Posted Tuesday, June 12, 2012, at 3:49 PM
In response to the recent tabloid “scandal” in which British Prime Minister David Cameron briefly left his 8-year-old daughter at a pub, the Washington Post’s Janice D’Arcy has dusted off the old question of whether drinking while parenting is a good idea. Leaving aside that it’s unclear whether the mix-up (the family was traveling in two separate cars) had anything to do with a lunch-time beer, D’Arcy’s query is a timely one—‘tis the season for family picnics, block parties, and neighborhood barbeques that tend to pair well with a glass of rosé or a frosty martini for those of us who are of age. But when the kids are around, should parents and other adults modify their drinking behaviors?
In these matters, of course, safety comes first. As D’Arcy points out, drunk driving arrests are on the rise among women; it seems pretty clear that the sassy “mommy needs a cocktail” shtick can have a darker side. But what about responsible consumption? Though some research suggests that the “European model”—the idea that because European families are more likely to consume wine and other alcohol as part of their quotidian food culture, kids should have a healthier relationship with drinking—may not be as effective as was previously thought, I still tend to believe that gradual, age-appropriate instruction is better than outright prohibition.

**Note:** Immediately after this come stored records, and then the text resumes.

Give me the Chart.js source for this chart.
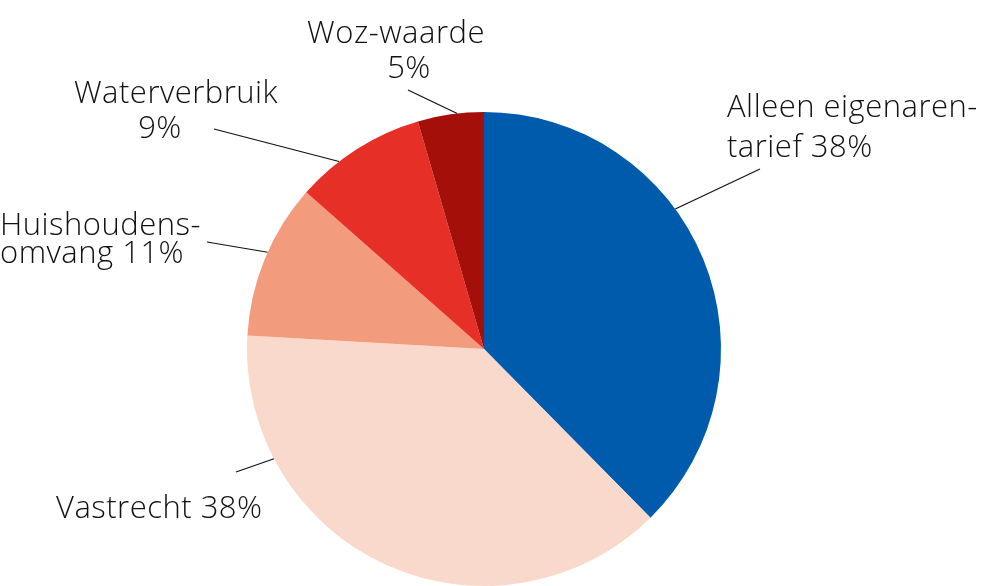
<!DOCTYPE html>
<html>
<head>
<meta charset="utf-8">
<script src="https://cdn.jsdelivr.net/npm/chart.js@4"></script>
<style>
html,body{margin:0;padding:0;background:#fff;}
#wrap{width:985px;height:586px;position:relative;}
</style>
</head>
<body>
<div id="wrap"><canvas id="c" width="985" height="586"></canvas></div>
<script>
const categories = ['Alleen eigenarentarief', 'Vastrecht', 'Huishoudensomvang', 'Waterverbruik', 'Woz-waarde'];
const values = [37.6, 38.3, 10.6, 9.0, 4.5];
const colors = ['#005BAC', '#F9D9CB', '#F39B7D', '#E63027', '#A50F0A'];
const labelLines = [
  ['Alleen eigenaren-', 'tarief 38%'],
  ['Vastrecht 38%'],
  ['Huishoudens-', 'omvang 11%'],
  ['Waterverbruik', '9%'],
  ['Woz-waarde', '5%']
];

// label layout (annotation positions)
const labelLayout = [
  {lines: [{x: 727, y: 117, align: 'left'}, {x: 727, y: 157, align: 'left'}], angle: 53.8, from: [760, 169]},
  {lines: [{x: 56, y: 518, align: 'left'}], angle: 242.4, from: [236, 472]},
  {lines: [{x: 0, y: 235, align: 'left'}, {x: 0, y: 263, align: 'left'}], angle: 294.1, from: [207, 242]},
  {lines: [{x: 176, y: 103, align: 'center'}, {x: 160, y: 138, align: 'center'}], angle: 322.3, from: [214, 129]},
  {lines: [{x: 396, y: 43, align: 'center'}, {x: 409, y: 78, align: 'center'}], angle: 353.5, from: [408, 90]}
];

const labelPlugin = {
  id: 'pieLabels',
  afterDraw(chart) {
    const ctx = chart.ctx;
    const arc = chart.getDatasetMeta(0).data[0];
    if (!arc) return;
    const cx = arc.x, cy = arc.y, r = arc.outerRadius;
    ctx.save();
    ctx.fillStyle = '#111';
    ctx.strokeStyle = '#111';
    ctx.lineWidth = 1.2;
    ctx.font = '300 31px "Open Sans", Lato, sans-serif';
    ctx.letterSpacing = '0.5px';
    ctx.textBaseline = 'alphabetic';
    labelLayout.forEach((lay, i) => {
      labelLines[i].forEach((t, j) => {
        const p = lay.lines[j];
        ctx.textAlign = p.align;
        ctx.fillText(t, p.x, p.y);
      });
      const a = lay.angle * Math.PI / 180;
      const px = cx + r * Math.sin(a);
      const py = cy - r * Math.cos(a);
      ctx.beginPath();
      ctx.moveTo(lay.from[0], lay.from[1]);
      ctx.lineTo(px, py);
      ctx.stroke();
    });
    ctx.restore();
  }
};

new Chart(document.getElementById('c'), {
  type: 'pie',
  data: {
    labels: categories,
    datasets: [{
      data: values,
      backgroundColor: colors,
      borderWidth: 0
    }]
  },
  options: {
    responsive: false,
    animation: false,
    layout: {padding: {top: 112, bottom: 0, left: 247, right: 264}},
    plugins: {legend: {display: false}, tooltip: {enabled: false}}
  },
  plugins: [labelPlugin]
});
</script>
</body>
</html>
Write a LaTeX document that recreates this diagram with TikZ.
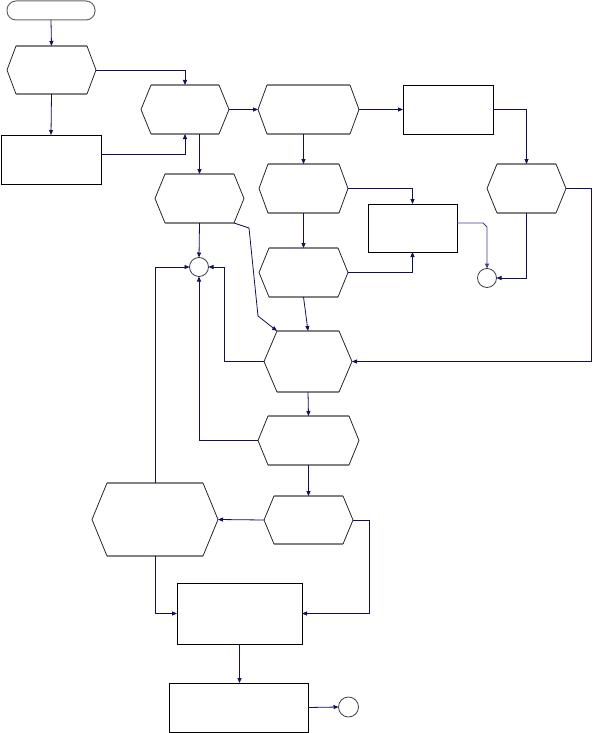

But that belief comes with one important caveat: Tone matters. If parents are modeling an approach to alcohol that foregrounds the pleasures of inebriation—in other words, that drinking is merely a means to an altered state of mind (whether mildly buzzed or trashed) reserved especially for adults—they’re doing it wrong. Instead, the message should be focused on appreciation of the drink itself. Why this wine, and why with this meal? What are the qualities of various spirits, and why do they mix best with certain ingredients and not others? Even better, what are the histories of various distilling techniques and particular cocktails; the cultural contexts of aperitifs and other drinking rituals?
Teach the art of drinking (much like the art of cooking), and you can’t help but to teach respect for the substance. As a person not so far removed from collegiate drinking practices, I can attest that once one begins to care about the nuances of a good drink, he will be far less inclined to spend a night binging on swill. If parents present drinking as a privilege that requires appreciation, taste, and maybe even study, kids can only benefit from the exposure.